We have tried other traps. We had success with a squirrel-inator trap that we picked up on amazon, as well as a tube trap. I posted links below. Note that the tube trap works really well with our problem species, but it is lethal so we use it sparingly. With the live traps, if we catch a non-target animal, we can release it.
Tomahawk trap: https://www.livetrap.com/index.php?dispatch=categories.view&category_id=182
Squirrelinator trap: Rugged Ranch Squirrelinator Squirrel Trap
Tube body grip trap: https://www.forestry-suppliers.com/product_pages/products.php?mi=44491&itemnum=35803&redir=Y
If you have a small property and your neighbors have rats, you will have more problems. We have a couple of neighbors who let us set traps in key locations on their property and it helps stem-the-tide (so to speak) and prevent a lot of rats/squirrels from even making it to our property boundary.

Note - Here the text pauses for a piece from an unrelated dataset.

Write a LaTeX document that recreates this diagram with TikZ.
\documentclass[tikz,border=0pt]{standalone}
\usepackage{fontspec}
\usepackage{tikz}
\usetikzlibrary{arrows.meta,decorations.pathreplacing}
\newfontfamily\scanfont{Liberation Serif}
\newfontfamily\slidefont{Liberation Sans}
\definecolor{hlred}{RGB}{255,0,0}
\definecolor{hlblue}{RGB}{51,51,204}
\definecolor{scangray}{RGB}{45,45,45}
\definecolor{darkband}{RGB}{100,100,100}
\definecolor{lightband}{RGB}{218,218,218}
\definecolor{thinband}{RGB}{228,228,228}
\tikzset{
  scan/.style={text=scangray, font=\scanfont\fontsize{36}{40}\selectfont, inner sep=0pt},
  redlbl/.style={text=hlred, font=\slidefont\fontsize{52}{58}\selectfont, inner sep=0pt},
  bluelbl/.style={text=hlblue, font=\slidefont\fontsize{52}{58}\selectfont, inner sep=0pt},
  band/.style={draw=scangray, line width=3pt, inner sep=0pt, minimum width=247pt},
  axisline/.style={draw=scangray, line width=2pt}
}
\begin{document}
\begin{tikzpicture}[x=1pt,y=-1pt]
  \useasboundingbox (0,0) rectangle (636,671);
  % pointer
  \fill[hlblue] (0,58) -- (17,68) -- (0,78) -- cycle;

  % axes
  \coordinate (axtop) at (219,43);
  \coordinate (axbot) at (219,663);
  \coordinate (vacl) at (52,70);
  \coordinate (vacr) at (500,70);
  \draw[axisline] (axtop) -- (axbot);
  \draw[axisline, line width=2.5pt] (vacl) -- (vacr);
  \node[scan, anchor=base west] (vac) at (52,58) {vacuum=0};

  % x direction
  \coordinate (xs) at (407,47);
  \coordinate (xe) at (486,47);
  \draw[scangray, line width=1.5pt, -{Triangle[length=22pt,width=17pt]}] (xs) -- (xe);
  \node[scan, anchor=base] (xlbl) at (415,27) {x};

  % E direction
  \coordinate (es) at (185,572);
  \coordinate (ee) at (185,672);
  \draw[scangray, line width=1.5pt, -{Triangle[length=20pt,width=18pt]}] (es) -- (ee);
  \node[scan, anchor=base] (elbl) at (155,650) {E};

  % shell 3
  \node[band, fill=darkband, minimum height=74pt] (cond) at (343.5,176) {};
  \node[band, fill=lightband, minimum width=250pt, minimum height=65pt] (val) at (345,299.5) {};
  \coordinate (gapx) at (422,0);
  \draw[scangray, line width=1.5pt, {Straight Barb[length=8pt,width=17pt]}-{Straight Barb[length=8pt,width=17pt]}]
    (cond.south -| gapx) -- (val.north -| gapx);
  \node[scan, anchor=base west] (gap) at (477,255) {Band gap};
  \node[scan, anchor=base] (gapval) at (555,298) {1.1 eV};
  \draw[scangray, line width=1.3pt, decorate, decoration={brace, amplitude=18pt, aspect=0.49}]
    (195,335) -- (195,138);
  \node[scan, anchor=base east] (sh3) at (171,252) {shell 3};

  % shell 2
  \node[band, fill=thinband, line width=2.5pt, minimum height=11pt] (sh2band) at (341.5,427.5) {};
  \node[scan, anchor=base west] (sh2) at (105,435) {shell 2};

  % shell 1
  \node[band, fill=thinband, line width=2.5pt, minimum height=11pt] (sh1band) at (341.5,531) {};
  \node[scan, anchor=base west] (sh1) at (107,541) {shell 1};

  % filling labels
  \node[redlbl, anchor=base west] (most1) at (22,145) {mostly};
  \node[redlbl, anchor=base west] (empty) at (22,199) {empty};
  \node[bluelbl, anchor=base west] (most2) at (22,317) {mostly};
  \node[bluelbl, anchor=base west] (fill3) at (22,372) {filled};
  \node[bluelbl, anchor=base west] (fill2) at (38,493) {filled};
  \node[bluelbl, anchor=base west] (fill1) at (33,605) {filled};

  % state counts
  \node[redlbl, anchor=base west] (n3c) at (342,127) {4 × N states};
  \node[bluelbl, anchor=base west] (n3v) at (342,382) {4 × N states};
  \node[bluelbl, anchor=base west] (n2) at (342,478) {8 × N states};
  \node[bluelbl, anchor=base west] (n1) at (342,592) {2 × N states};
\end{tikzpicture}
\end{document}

The first year, we caught hundreds of squirrels. Now, we catch and kill less than 100 per year in a bad year, probably closer to 80 in most years.

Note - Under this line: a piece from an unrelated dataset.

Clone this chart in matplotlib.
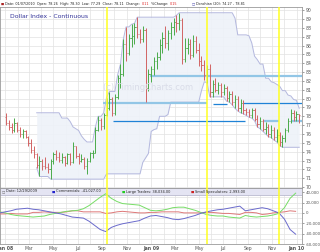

When they are reproducing in spring and summer, we catch a lot more and check traps about every 1-3 days. During slow times of year (winter) we only check a couple times monthly.
Anti-coagulant rodenticide poisons will kill non-target species so we never use them. I lost a few barn cats and a dog at a previous property where the owners had used poison years prior, because rodents will cache the poison and future generations can then eat it. Predatory wildlife that eat a rodent that ate anti-coagulant rodenticides die a miserable death. But I do understand if you have a terrible rat problem, you may want to use poison. I would try our method first, if you can.
I realize you have different species that are causing the problem but like I said, I bet a similar approach could be adapted to rats but with using different bait.
It sounds awful, what you are going through. I hope this info helps. Best of luck!!